Tuesday, April 8, 2014

Local Communities Empowered as VPA Project Goes Operational

Illegal Logging in the Congo Basin is Rife
(NewsWatch Cameroon)-According to the World Bank, an estimated $10-15 billion is annually lost worldwide due to illegal logging, with close to $5 billion lost due to corruption resulting from the failure to collect taxes and royalties on legally sanctioned timber harvests. In the opinion of the officials of that institution, , such losses of state revenue prevent the timber-rich Congo Basin governments from meeting development goals.
Poor and disadvantaged communities suffer the most from poor governance of the forest sector, especially as they are denied active participation in decision-making processes concerning their land and resources.
It was against this backdrop of increasing loss of revenue and the lack of concern for the rights of indigenous peoples in forest exploitation that the project for the implementation of the Congo Basin Voluntary Partnership Agreement (VPA) championing Peoples’ Rights and Participation was put in place.
The project also seeks to contribute to strong inclusive VPA processes that guide and frame effective implementation of Forest Law Enforcement, Governance and Trade (FLEGT) in Cameroon and in the Central African Republic. Moreover, it aims at ensuring that the capacity of civil society organizations (CSO) and indigenous peoples is built through contributing to development as well as through the implementation and monitoring of VPAs.
The project which will be implemented by some six NGOs and CSOs for a period of 30 months was launched in the presence of members of government and the diplomatic corps in Yaounde on Wednesday March 26, 2014.
Denis Koulagna Koutou, Secretary General at the Ministry of Forestry and Wildlife who chaired the launching ceremony on behalf of his Minister pointed out that the VPA signed by the government and the EU included a clause stipulating that local communities and all stakeholders must be consulted. The launching of the Congo Basin VPA Implementation project championing Peoples’ Rights and Participation is therefore in line with government’s agreement with the EU. “During the implementation of this project, we will always have to consult the local communities and this will be through the civil society”
The VPA was signed in 2010 and was expected to go operational in 2013”, the Secretary General said. “We took time because there were some adjustments that had to be made. With this kind of commitment, you need to have tools so that you can attract the wood from the forest to the ports. We were able to do that but this project could not go well because we did not have a tool that could trace Cameroonian wood”.
According to the Project Manager, Dr. Aurelian Mbzibain, the initiative is working with the two national NGOs CED and FODER as well as with others in the Central African Republic.
As regards how the project will incorporate indigenous forest people, the project manager said:
 “Our national partners have longstanding experience in working with forest communities and it is important to understand that culturally, many of these communities have a right to self-representation. It is a gradual process of working with them to ensure that a system of representation is put in place”.

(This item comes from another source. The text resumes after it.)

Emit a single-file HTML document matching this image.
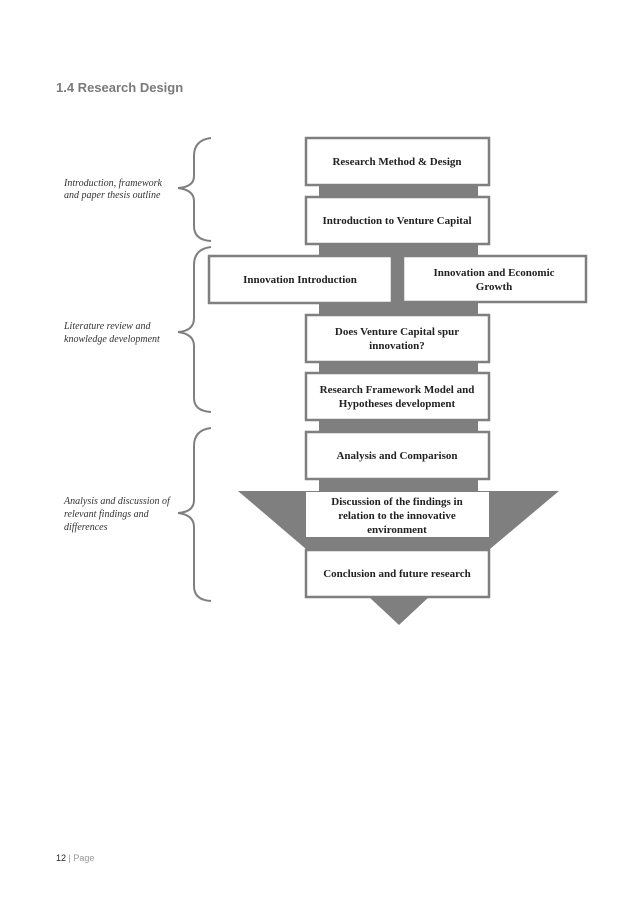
<!DOCTYPE html>
<html><head><meta charset="utf-8"><style>
html,body{margin:0;padding:0;background:#fff;}
svg{display:block;}
.b{fill:#fff;stroke:#7f7f7f;stroke-width:2.5;}
.t{font-family:"Liberation Serif",serif;font-size:11px;font-weight:bold;fill:#222;text-anchor:middle;}
.i{font-family:"Liberation Serif",serif;font-size:10px;font-style:italic;fill:#333;}
.br{fill:none;stroke:#7f7f7f;stroke-width:2;}
</style></head><body>
<svg width="638" height="903" viewBox="0 0 638 903">
<text x="56" y="92" font-family="Liberation Sans, sans-serif" font-size="13" font-weight="bold" fill="#7a7a7a">1.4 Research Design</text>
<rect x="319" y="180" width="159" height="255" fill="#7f7f7f"/>
<rect x="319" y="475" width="159" height="20" fill="#7f7f7f"/>
<polygon points="238,491 559,491 490,549 306,549" fill="#7f7f7f"/>
<polygon points="368,596 430,596 399,625" fill="#7f7f7f"/>
<rect class="b" x="306" y="138" width="183" height="47"/>
<text class="t" x="397" y="165">Research Method &amp; Design</text>
<rect class="b" x="306" y="197" width="183" height="47"/>
<text class="t" x="397" y="224">Introduction to Venture Capital</text>
<rect class="b" x="209" y="256" width="183" height="47"/>
<text class="t" x="300" y="283">Innovation Introduction</text>
<rect class="b" x="403" y="256" width="183" height="46"/>
<text class="t" x="494" y="276">Innovation and Economic</text>
<text class="t" x="494" y="290">Growth</text>
<rect class="b" x="306" y="315" width="183" height="47"/>
<text class="t" x="397" y="335">Does Venture Capital spur</text>
<text class="t" x="397" y="349">innovation?</text>
<rect class="b" x="306" y="373" width="183" height="47"/>
<text class="t" x="397" y="393">Research Framework Model and</text>
<text class="t" x="397" y="407">Hypotheses development</text>
<rect class="b" x="306" y="432" width="183" height="47"/>
<text class="t" x="397" y="459">Analysis and Comparison</text>
<rect x="306" y="492" width="183" height="45" fill="#fff"/>
<text class="t" x="397" y="505">Discussion of the findings in</text>
<text class="t" x="397" y="519">relation to the innovative</text>
<text class="t" x="397" y="533">environment</text>
<rect class="b" x="306" y="550" width="183" height="47"/>
<text class="t" x="397" y="577">Conclusion and future research</text>
<path class="br" d="M211,138 Q194,140 194,156 L194,176 Q194,187 178,188 Q194,190 194,201 L194,226 Q194,240 211,241"/>
<path class="br" d="M211,247 Q194,249 194,265 L194,318 Q194,331 178,332 Q194,334 194,346 L194,398 Q194,411 211,412"/>
<path class="br" d="M211,428 Q194,430 194,446 L194,500 Q194,512 178,513 Q194,515 194,527 L194,586 Q194,600 211,601"/>
<text class="i" x="64" y="186">Introduction, framework</text>
<text class="i" x="64" y="198">and paper thesis outline</text>
<text class="i" x="64" y="329">Literature review and</text>
<text class="i" x="64" y="342">knowledge development</text>
<text class="i" x="64" y="504">Analysis and discussion of</text>
<text class="i" x="64" y="517">relevant findings and</text>
<text class="i" x="64" y="530">differences</text>
<text x="56" y="861" font-family="Liberation Sans, sans-serif" font-size="9" fill="#222">12 <tspan fill="#999">| Page</tspan></text>
</svg>
</body></html>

The project is led by the University of Wolverhampton’s Centre for International Development and Training in the United Kingdom, with 80% of funding from the European Union and DFID UK.
Karl Rawert, head of the Environment and Rural Development section of the European Union Delegation in Cameroon said “the EU has a longstanding engagement for the protection of the environment and particularly the protection of the rain forest in Central Africa and elsewhere”.
The Congo Basin VPA project championing Forest Peoples’ Rights and an associated Participation Project was evaluated last year amongst several others and was deemed worthy of financing by the EU.